End is nigh for the Politics Show - the souvenir blog
Nine years ago as a mere boy broadcaster (don't scoff), I was among many enthusiasts excitedly awaiting the launch of a new political programme.
The Politics Show set out to break the mould, principally by forcing male presenters to dispense with their ties.
There was an initial hitch with my relationship with the North East and Cumbria section of the programme - I wasn't presenting it.
That honour belonged to Mary Askew.
But she enjoyed the experience so much that after a year she decided to take unpaid leave and go to Africa. (She would subsequently decide to have children just to avoid any danger of becoming entangled in it again).
Because of my unique talent (or cheapness), I was offered the gig as the new presenter.
And the rest - as they say - is history.
Somehow I have managed to blag my way through the last eight years.

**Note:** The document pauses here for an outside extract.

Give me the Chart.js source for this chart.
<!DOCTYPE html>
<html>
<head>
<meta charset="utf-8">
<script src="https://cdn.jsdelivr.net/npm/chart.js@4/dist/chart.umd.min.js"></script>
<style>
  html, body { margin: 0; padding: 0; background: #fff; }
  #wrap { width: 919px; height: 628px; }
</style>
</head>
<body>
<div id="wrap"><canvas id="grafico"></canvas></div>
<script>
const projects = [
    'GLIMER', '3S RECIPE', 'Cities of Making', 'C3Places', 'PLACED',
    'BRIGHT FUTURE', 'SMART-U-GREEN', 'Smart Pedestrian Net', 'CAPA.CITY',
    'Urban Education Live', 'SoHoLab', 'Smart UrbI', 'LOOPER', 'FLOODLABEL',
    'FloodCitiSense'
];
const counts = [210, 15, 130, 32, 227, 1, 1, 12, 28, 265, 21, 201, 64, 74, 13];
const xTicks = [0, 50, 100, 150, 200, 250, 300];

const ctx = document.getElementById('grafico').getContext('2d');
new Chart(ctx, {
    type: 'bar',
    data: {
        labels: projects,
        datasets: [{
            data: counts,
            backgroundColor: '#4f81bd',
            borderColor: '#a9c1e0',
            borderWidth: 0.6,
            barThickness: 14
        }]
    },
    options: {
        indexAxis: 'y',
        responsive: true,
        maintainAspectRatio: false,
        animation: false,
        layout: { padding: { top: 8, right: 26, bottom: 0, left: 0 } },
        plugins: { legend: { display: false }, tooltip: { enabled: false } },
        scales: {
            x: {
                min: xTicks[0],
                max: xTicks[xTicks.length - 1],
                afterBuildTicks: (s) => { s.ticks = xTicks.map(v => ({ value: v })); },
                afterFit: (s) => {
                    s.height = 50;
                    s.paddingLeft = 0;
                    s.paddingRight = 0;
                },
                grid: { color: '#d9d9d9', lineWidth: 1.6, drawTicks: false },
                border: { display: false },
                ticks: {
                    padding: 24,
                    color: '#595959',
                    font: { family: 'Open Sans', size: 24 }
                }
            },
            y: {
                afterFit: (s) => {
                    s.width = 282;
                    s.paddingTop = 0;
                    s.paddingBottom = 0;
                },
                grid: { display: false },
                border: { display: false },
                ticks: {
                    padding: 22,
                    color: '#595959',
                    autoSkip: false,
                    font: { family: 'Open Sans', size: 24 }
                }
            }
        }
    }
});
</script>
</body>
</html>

Through that time, the programme set and I have had a series of make overs but somehow both of us have always managed to look rather down-at-heel.

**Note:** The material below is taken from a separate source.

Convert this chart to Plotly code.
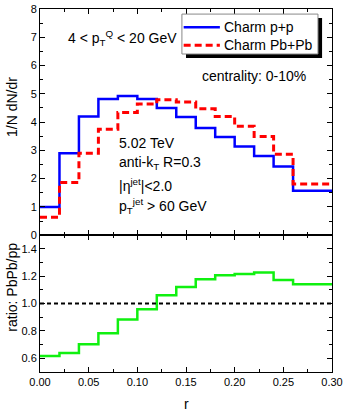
import plotly.graph_objects as go

# ---- data ----
r_low = [0.00, 0.02, 0.04, 0.06, 0.08, 0.10, 0.12, 0.14, 0.16, 0.18, 0.20, 0.22, 0.24, 0.26, 0.28]
r_max = 0.30
pp = [1.00, 2.90, 4.20, 4.82, 4.92, 4.82, 4.50, 4.18, 3.79, 3.47, 3.14, 2.80, 2.43, 1.57, 1.57]
pbpb = [0.63, 1.86, 2.90, 3.75, 4.34, 4.64, 4.79, 4.71, 4.47, 4.20, 3.85, 3.49, 2.86, 1.81, 1.81]
ratio = [0.617, 0.639, 0.702, 0.783, 0.883, 0.959, 1.061, 1.122, 1.178, 1.207, 1.217, 1.227, 1.173, 1.141, 1.141]
ref_level = 1.0
series_names = ["Charm p+p", "Charm Pb+Pb"]

x_tickvals = [0.00, 0.05, 0.10, 0.15, 0.20, 0.25, 0.30]
y1_tickvals = [0, 1, 2, 3, 4, 5, 6, 7, 8]
y2_tickvals = [0.6, 0.8, 1.0, 1.2, 1.4]

edges = r_low + [r_max]
def step(v):
    return v + [v[-1]]

FONT = "Liberation Sans, Arial, sans-serif"
BLUE = "#0000ff"
RED = "#ff0000"
RED_DASH = "7px,4px"

fig = go.Figure()
fig.add_trace(go.Scatter(x=edges, y=step(pp), mode="lines", line_shape="hv",
                         line=dict(color=BLUE, width=2.5), name=series_names[0],
                         xaxis="x", yaxis="y"))
fig.add_trace(go.Scatter(x=edges, y=step(pbpb), mode="lines", line_shape="hv",
                         line=dict(color=RED, width=3, dash=RED_DASH), name=series_names[1],
                         xaxis="x", yaxis="y"))
fig.add_trace(go.Scatter(x=edges, y=step(ratio), mode="lines", line_shape="hv",
                         line=dict(color="#10f010", width=2.5), showlegend=False,
                         xaxis="x2", yaxis="y2"))
fig.add_trace(go.Scatter(x=[edges[0], edges[-1]], y=[ref_level, ref_level], mode="lines",
                         line=dict(color="black", width=2, dash="4px,3px"), showlegend=False,
                         xaxis="x2", yaxis="y2"))

axis_common = dict(showline=True, linecolor="black", linewidth=1, mirror="allticks",
                   ticks="inside", ticklen=5, tickcolor="black", showgrid=False, zeroline=False,
                   ticklabeloverflow="allow", automargin=False,
                   tickfont=dict(family=FONT, size=11, color="black"))

split = 0.377
fig.update_layout(
    width=346, height=415,
    margin=dict(l=40, r=14, t=9, b=43, autoexpand=False),
    paper_bgcolor="white", plot_bgcolor="white",
    font=dict(family=FONT, size=14, color="black"),
    showlegend=False,
    xaxis=dict(domain=[0, 1], anchor="y", range=[0, r_max], tickvals=x_tickvals,
               showticklabels=False, minor=dict(ticks="inside", dtick=0.025, ticklen=3, tickcolor="black"),
               **axis_common),
    yaxis=dict(domain=[split, 1], anchor="x", range=[0, 8], tickvals=y1_tickvals,
               minor=dict(ticks="inside", dtick=0.5, ticklen=3, tickcolor="black"),
               **axis_common),
    xaxis2=dict(domain=[0, 1], anchor="y2", range=[0, r_max],
                tickvals=x_tickvals, tickformat=".2f",
                minor=dict(ticks="inside", dtick=0.025, ticklen=3, tickcolor="black"),
                **axis_common),
    yaxis2=dict(domain=[0, split], anchor="x2", range=[0.5, 1.5], tickvals=y2_tickvals,
                tickformat=".1f",
                minor=dict(ticks="inside", dtick=0.1, ticklen=3, tickcolor="black"),
                **axis_common),
)

# ---- legend box (with drop shadow), drawn in paper coordinates ----
fig.add_shape(type="rect", xref="paper", yref="paper", x0=0.500, x1=0.966, y0=0.865, y1=0.975,
              fillcolor="black", line=dict(width=0), layer="above")
fig.add_shape(type="rect", xref="paper", yref="paper", x0=0.486, x1=0.952, y0=0.876, y1=0.986,
              fillcolor="white", line=dict(color="#888888", width=1), layer="above")
legend_rows = [(0.950, BLUE, "solid", 2.5), (0.900, RED, RED_DASH, 3)]
for (yy, col, dsh, w), name in zip(legend_rows, series_names):
    fig.add_shape(type="line", xref="paper", yref="paper", x0=0.492, x1=0.616, y0=yy, y1=yy,
                  line=dict(color=col, width=w, dash=dsh), layer="above")
    fig.add_annotation(x=0.622, y=yy, xref="paper", yref="paper", text=name,
                       xanchor="left", yanchor="middle", showarrow=False,
                       font=dict(family=FONT, size=14, color="black"))

ann_font = dict(family=FONT, size=14, color="black")
fig.add_annotation(x=-0.096, y=0.73, xref="paper", yref="paper", text="1/N dN/dr",
                   textangle=-90, showarrow=False, font=ann_font, xanchor="center", yanchor="middle")
fig.add_annotation(x=-0.096, y=0.235, xref="paper", yref="paper", text="ratio: PbPb/pp",
                   textangle=-90, showarrow=False, font=ann_font, xanchor="center", yanchor="middle")
fig.add_annotation(x=0.5, y=-0.088, xref="paper", yref="paper", text="r",
                   showarrow=False, font=ann_font, xanchor="center", yanchor="middle")

fig.add_annotation(x=0.0267, y=6.97, xref="x", yref="y", text="4 < p<sub>T</sub><sup>Q</sup> < 20 GeV",
                   xanchor="left", yanchor="middle", showarrow=False, font=ann_font)
fig.add_annotation(x=0.164, y=5.63, xref="x", yref="y", text="centrality: 0-10%",
                   xanchor="left", yanchor="middle", showarrow=False, font=ann_font)
for yv, txt in [(3.26, "5.02 TeV"), (2.55, "anti-k<sub>T</sub> R=0.3"),
                (1.77, "|η<sup>jet</sup>|<2.0"), (1.03, "p<sub>T</sub><sup>jet</sup> > 60 GeV")]:
    fig.add_annotation(x=0.079, y=yv, xref="x", yref="y", text=txt,
                       xanchor="left", yanchor="middle", showarrow=False, font=ann_font)

fig.write_html("out.html", config={"displayModeBar": False},
               post_script="document.body.style.margin='0';document.body.style.overflow='hidden';")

I started off standing next to a stack of televisions.
I then stood next to a strange monolith with PS carved into it, before then standing next to a fake street sign.
Literally tens of pounds were lavished on those sets.

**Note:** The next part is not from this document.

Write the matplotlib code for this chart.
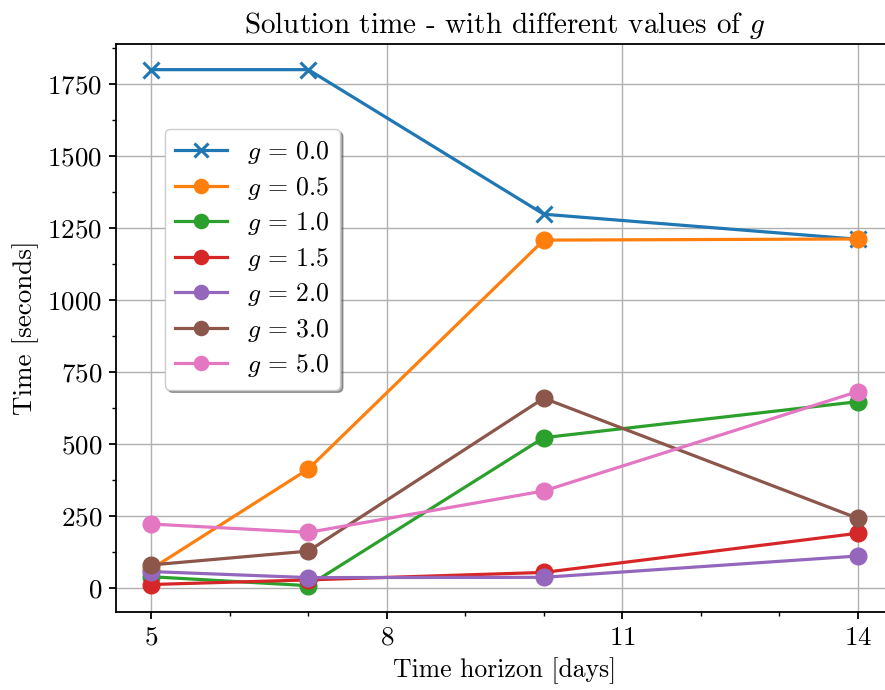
import numpy as np
import matplotlib
matplotlib.use('Agg')
import matplotlib.pyplot as plt

# Computer Modern look
plt.rcParams['font.family'] = 'serif'
plt.rcParams['font.serif'] = ['cmr10']
plt.rcParams['mathtext.fontset'] = 'cm'
plt.rcParams['axes.formatter.use_mathtext'] = True
plt.rcParams['axes.unicode_minus'] = False

# Data
horizon = [5, 7, 10, 14]
g_values = ['0.0', '0.5', '1.0', '1.5', '2.0', '3.0', '5.0']
t_g00 = [1800, 1800, 1298, 1211]
t_g05 = [66, 413, 1208, 1212]
t_g10 = [39, 8, 522, 647]
t_g15 = [12, 28, 54, 190]
t_g20 = [57, 36, 37, 111]
t_g30 = [80, 128, 659, 242]
t_g50 = [222, 193, 337, 682]
series = [t_g00, t_g05, t_g10, t_g15, t_g20, t_g30, t_g50]

fig = plt.figure(figsize=(8.85, 6.9), dpi=100)
ax = fig.add_axes([0.1311, 0.1125, 0.878, 0.824])

for i, (g, t) in enumerate(zip(g_values, series)):
    marker = 'x' if i == 0 else 'o'
    ax.plot(horizon, t, marker=marker, color=f'C{i}', lw=2.3, ms=12,
            mew=2.2 if i == 0 else 1.0, label=f'$g\\,=\\,{g}$')

ax.set_xticks([5, 8, 11, 14])
ax.set_xticks(range(5, 15), minor=True)
ax.set_yticks(np.arange(0, 1751, 250))
ax.set_yticks(np.arange(125, 1876, 250), minor=True)
ax.set_xlim(4.55, 14.45)
ax.set_ylim(-84.75, 1889.75)

ax.grid(True, which='major', color='#b0b0b0', lw=1.0)
ax.set_axisbelow(True)
for s in ax.spines.values():
    s.set_linewidth(1.3)
ax.tick_params(which='major', length=5, width=1.3, labelsize=19.5, pad=5)
ax.tick_params(which='minor', length=3, width=1.0)

ax.set_title('Solution time - with different values of $g$', fontsize=21, pad=8)
ax.set_xlabel('Time horizon [days]', fontsize=18.5, labelpad=5)
ax.set_ylabel('Time [seconds]', fontsize=19.5, labelpad=6)

leg = ax.legend(loc='upper left', bbox_to_anchor=(0.063, 0.85), borderaxespad=0,
                shadow=True, fancybox=True, fontsize=18.5, handlelength=2.0,
                labelspacing=0.33, markerscale=0.85, framealpha=1.0,
                edgecolor='#cccccc')

fig.savefig('out.png', dpi=100)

And then there was my 'look'. At first I didn't wear a jacket, then I did, but not as part of a suit, then I did wear a suit.
I started in a static chair, and then after much campaigning and frankly bellyaching on my part, I got a swivel attachment.
During that time, all to illustrate serious political points, I tried to sell jellied eels to civil servants, paraded through Durham with a Guy Fawkes sporting a Nick Clegg mask, and played crazy golf.
What fun we had.
But now I am afraid the end is nigh.
For this weekend the last ever Politics Show will go to air as we say in the trade.
I know you'll be beside yourself, but try to stay strong, for there is some good news.
Regional politics and I will be regenerating Doctor Who-like in the New Year into a new programme - Sunday Politics (although sadly my face will stay the same and there'll be no glamorous assistant).
It will have all the good bits - namely me - but none of the bad bits - namely the set.
And - whisper it - I might even wear a tie. Truly ground breaking I know.
But, if I can be serious for a moment, I do believe the Politics Show has completed its mission.
We set out to make politics more accessible and to play our part in shifting the focus from the traditional media obsession with the Westminster village.
In most weeks I think we managed to explain and explore how political decisions affect people's lives in the North East and Cumbria.
We have also done our bit in holding the politicians to account for those decisions.
It's a programme which has given me the chance to interview everyone from Tony Blair to Gazza.
But of course we couldn't have done it without you, the viewers.
I thank each and every one of you (except the man who once wrote in to say I looked like a scarecrow).
So RIP Politics Show. We will remember you.